Cantar 3,14-18a; Sal 32; Lc 1,39-45

Mirad: se ha parado detrás de la tapia, atisba por las ventanas, mira por las celosías. Dicen que el Cantar de los Cantares era un puro poema amatorio. La absoluta genialidad ha estado en hacer de él metáfora del amor de Dios y de la criatura. Esta desea a su Dios, vibra su carne por él, otea su llegada, porque su amado viene a ella. Ya llega corriendo, y la criatura espera nerviosa esa llegada. Su deseo busca la plenitud, que se da en los brazos del amado. Sorprende y maravilla que la relación de Dios con su criatura y con el pueblo de la Alianza, con su Iglesia en el momento de plenitud, se nos haga realidad con la metáfora del amor carnal de la amada con el amado. Llena de gozo saber que ese amor es deseante, no meramente de cabeza contemplativa, intelectual. Es amor de carne, porque carne somos. Con sus vibraciones. Con sus anhelos deseantes. Es amor que nos conmueve; que recoge nuestras carnes en el temblor de la espera, en el nerviosismo de mirar por las rendijas para ver que ya llega. Todo lo demás es menos importante. Casi podría decirse que no cuenta. El amor de la amada por su amado, se entiende, es el amor de la criatura por su creador, pero ¿y el amor del amado por su amada? ¿Por qué?, ¿no habíamos dicho que Dios es impasible, por omnipotente, que en él no caben las vicisitudes de la relación amorosa? Quizá eso lo digan algunos filósofos insensatos, porque Dios es un pálpito de amor, que quiere amar divinamente a su creatura, con toda la completud de su ser, pero que busca también amarla entrañablemente, con entrañas de carne, con un amor de plenitud que se haga con nosotros en busca de nuestro pleno amor hacia él, y, en él, hacia toda creatura.

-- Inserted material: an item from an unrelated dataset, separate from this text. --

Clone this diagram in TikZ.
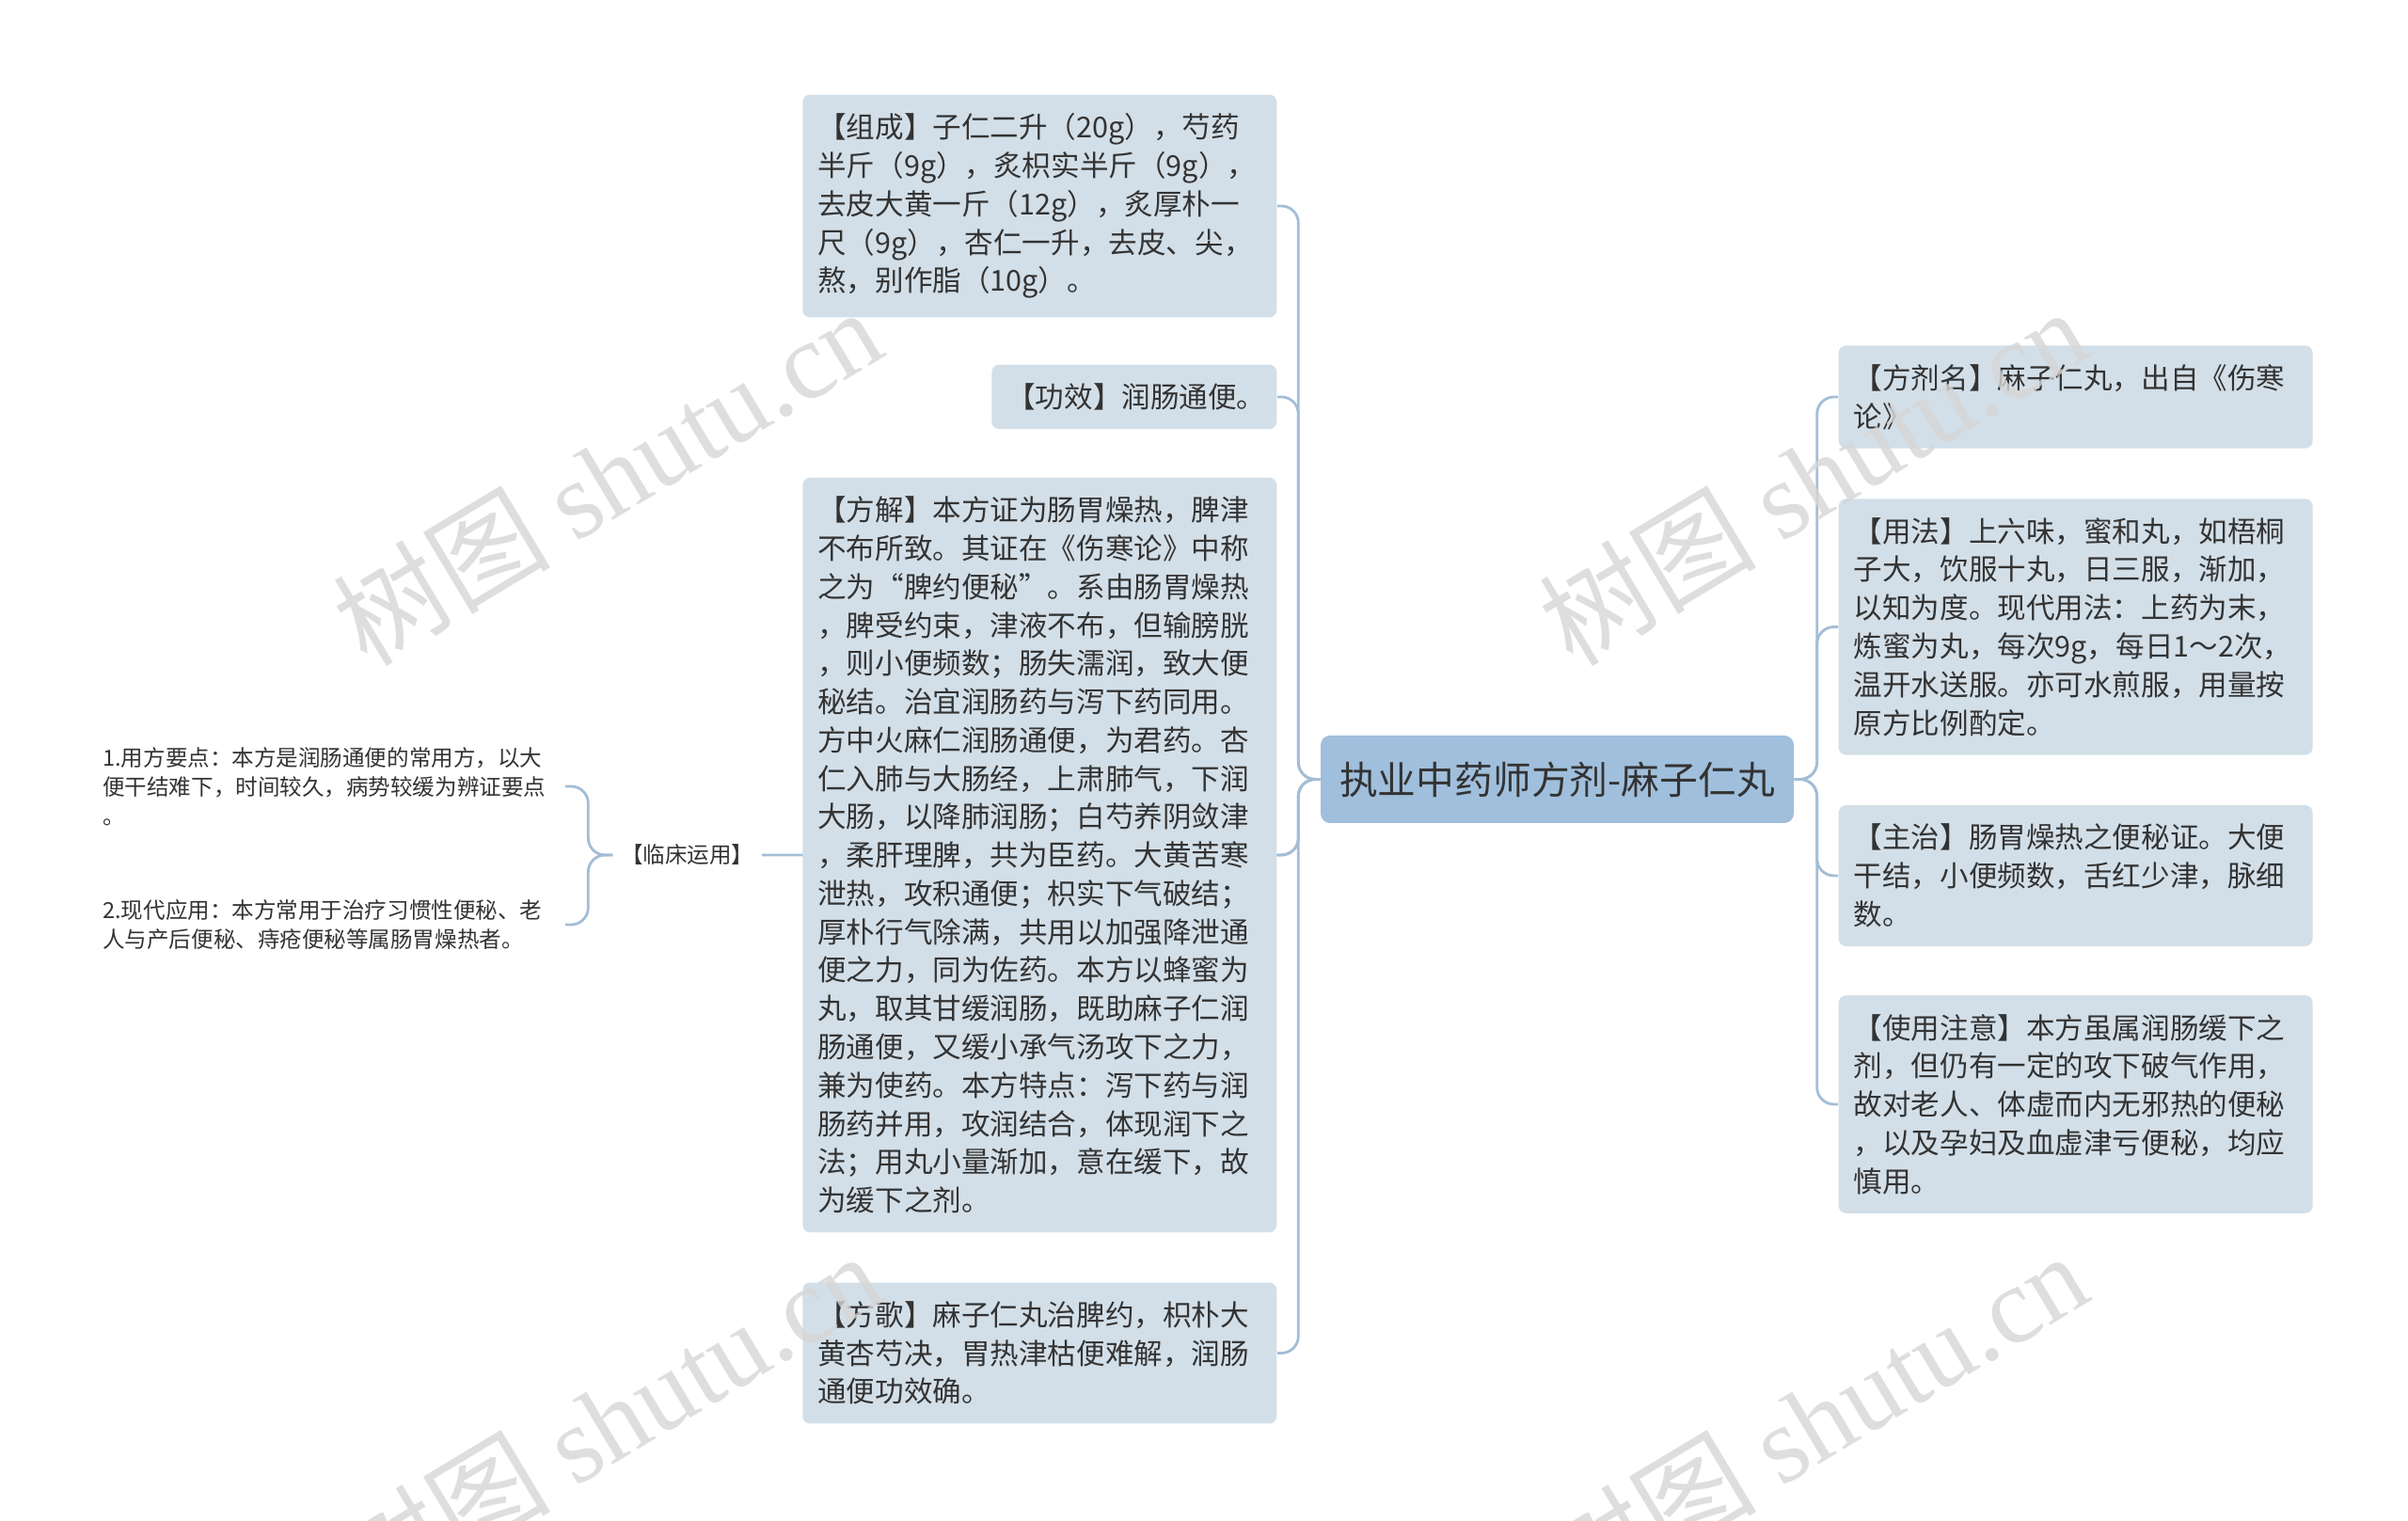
\documentclass[tikz,border=0pt]{standalone}
\usepackage{fontspec}
\setmainfont{Noto Sans CJK SC}
\newfontfamily\wmfont{Liberation Serif}
\usepackage{xcolor}
\usetikzlibrary{backgrounds}

\definecolor{rootblue}{HTML}{A0BFDC}
\definecolor{leafblue}{HTML}{D3DFE8}
\definecolor{linkblue}{HTML}{A3BDD6}
\definecolor{inkgray}{HTML}{333333}

\tikzset{
  topic/.style={fill=rootblue, rounded corners=0.1cm, text=inkgray, font=\fontsize{11.6}{14}\selectfont, minimum width=5.03cm, minimum height=0.93cm, inner sep=0pt},
  leaf/.style={fill=leafblue, rounded corners=0.08cm, text=inkgray, font=\fontsize{8.7}{11.6}\selectfont, align=left, text width=4.72cm, inner xsep=0.16cm, inner ysep=0.2cm},
  note/.style={text=inkgray, font=\fontsize{6.7}{8.8}\selectfont, align=left, inner xsep=0.08cm, inner ysep=0.04cm},
  link/.style={draw=linkblue, line width=0.8pt, rounded corners=0.18cm},
  wmark/.style={rotate=31, text=black!16, text opacity=0.8, font=\fontsize{33}{33}\selectfont, inner sep=0pt}
}

\begin{document}
\begin{tikzpicture}
\useasboundingbox (0,0) rectangle (25.6,16.17);

\node[topic] (root) at (16.555,7.885) {执业中药师方剂-麻子仁丸};

\node[leaf, anchor=east] (zc) at (13.58,13.98) {【组成】子仁二升（20g），芍药\\半斤（9g），炙枳实半斤（9g），\\去皮大黄一斤（12g），炙厚朴一\\尺（9g），杏仁一升，去皮、尖，\\熬，别作脂（10g）。};

\node[leaf, anchor=east, text width=2.71cm] (gx) at (13.58,11.95) {【功效】润肠通便。};

\node[leaf, anchor=east] (fj) at (13.58,7.08) {【方解】本方证为肠胃燥热，脾津\\不布所致。其证在《伤寒论》中称\\之为“脾约便秘”。系由肠胃燥热\\，脾受约束，津液不布，但输膀胱\\，则小便频数；肠失濡润，致大便\\秘结。治宜润肠药与泻下药同用。\\方中火麻仁润肠通便，为君药。杏\\仁入肺与大肠经，上肃肺气，下润\\大肠，以降肺润肠；白芍养阴敛津\\，柔肝理脾，共为臣药。大黄苦寒\\泄热，攻积通便；枳实下气破结；\\厚朴行气除满，共用以加强降泄通\\便之力，同为佐药。本方以蜂蜜为\\丸，取其甘缓润肠，既助麻子仁润\\肠通便，又缓小承气汤攻下之力，\\兼为使药。本方特点：泻下药与润\\肠药并用，攻润结合，体现润下之\\法；用丸小量渐加，意在缓下，故\\为缓下之剂。};

\node[leaf, anchor=east] (fg) at (13.58,1.785) {【方歌】麻子仁丸治脾约，枳朴大\\黄杏芍决，胃热津枯便难解，润肠\\通便功效确。};

\node[leaf, anchor=west] (fjm) at (19.54,11.95) {【方剂名】麻子仁丸，出自《伤寒\\论》};

\node[leaf, anchor=west] (yf) at (19.54,9.505) {【用法】上六味，蜜和丸，如梧桐\\子大，饮服十丸，日三服，渐加，\\以知为度。现代用法：上药为末，\\炼蜜为丸，每次9g，每日1～2次，\\温开水送服。亦可水煎服，用量按\\原方比例酌定。};

\node[leaf, anchor=west] (zz) at (19.54,6.86) {【主治】肠胃燥热之便秘证。大便\\干结，小便频数，舌红少津，脉细\\数。};

\node[leaf, anchor=west] (zy) at (19.54,4.43) {【使用注意】本方虽属润肠缓下之\\剂，但仍有一定的攻下破气作用，\\故对老人、体虚而内无邪热的便秘\\，以及孕妇及血虚津亏便秘，均应\\慎用。};

\node[note, anchor=east] (lc) at (8.10,7.08) {【临床运用】};

\node[note, anchor=east, text width=4.83cm] (u1) at (6.01,7.81) {1.用方要点：本方是润肠通便的常用方，以大\\便干结难下，时间较久，病势较缓为辨证要点\\。};

\node[note, anchor=east, text width=4.83cm] (u2) at (6.01,6.34) {2.现代应用：本方常用于治疗习惯性便秘、老\\人与产后便秘、痔疮便秘等属肠胃燥热者。};

\begin{scope}[on background layer]
\foreach \c in {zc,gx,fj,fg,lc}
  \draw[link] (root.west) -- ++(-0.23,0) |- (\c.east);
\foreach \c in {fjm,yf,zz,zy}
  \draw[link] (root.east) -- ++(0.24,0) |- (\c.west);
\foreach \c in {u1,u2}
  \draw[link] (lc.west) -- ++(-0.26,0) |- (\c.east);
\end{scope}

\node[wmark] (wm1) at (6.45,11.11) {树图 {\wmfont shutu.cn}};
\node[wmark] (wm2) at (19.27,11.11) {树图 {\wmfont shutu.cn}};
\node[wmark] (wm3) at (6.45,1.07) {树图 {\wmfont shutu.cn}};
\node[wmark] (wm4) at (19.27,1.07) {树图 {\wmfont shutu.cn}};

\end{tikzpicture}
\end{document}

Por eso cantamos con el salmo que el plan de Dios subsiste por siempre. El suyo no es un amor que se cansa, por más que se dé cuenta cómo su pueblo, la criatura de su amor, vacila y busca otros horizontes. Él, no ceja, aunque para ello necesita intercesores proféticos que le recuerden su amor para siempre, siempre, siempre. Qué lejos está Dios, el Señor, de esa impasibilidad que le achacan tan inmerecidamente. Lo suyo, repito, es un pálpito de amor.

Necesita una carne, la de María, en donde reposar y crecer en su carnalidad, haciéndose creatura de temporalidad como nosotros. Su amor nos alcanza pase lo que pase, cualesquiera que quieran ser las consecuencias, aunque sean frutos de cruz. ¡Y decían que Dios es impasible! ¿Desde cuándo lo es el amor?, y el suyo es amor en completud, todo él es amor; no un amor al que llega, sino un amor que es desde siempre, siempre, siempre, y que se nos ofrece y se nos dona por siempre, siempre, siempre. Una holganza, pues, troquelada por la completud de ese amor.

María se puso en camino y corrió a la montaña. ¿Quiénes somos nosotros para que nos vengas a visitar con el fruto de tus entrañas? E Isabel lo proclama con palabras incesantes. ¡Bendita tú entre las mujeres, y bendito el fruto de tu vientre! Corramos a ella, atisbemos por las rendijas para ver el pesebre que María y José preparan. Nuestro amado, el que deseamos en la espera de su absoluta plenitud, está llegando.

¡Oíd, que ya llega mi amado! Y llega como la pequeña carnecita de un niño.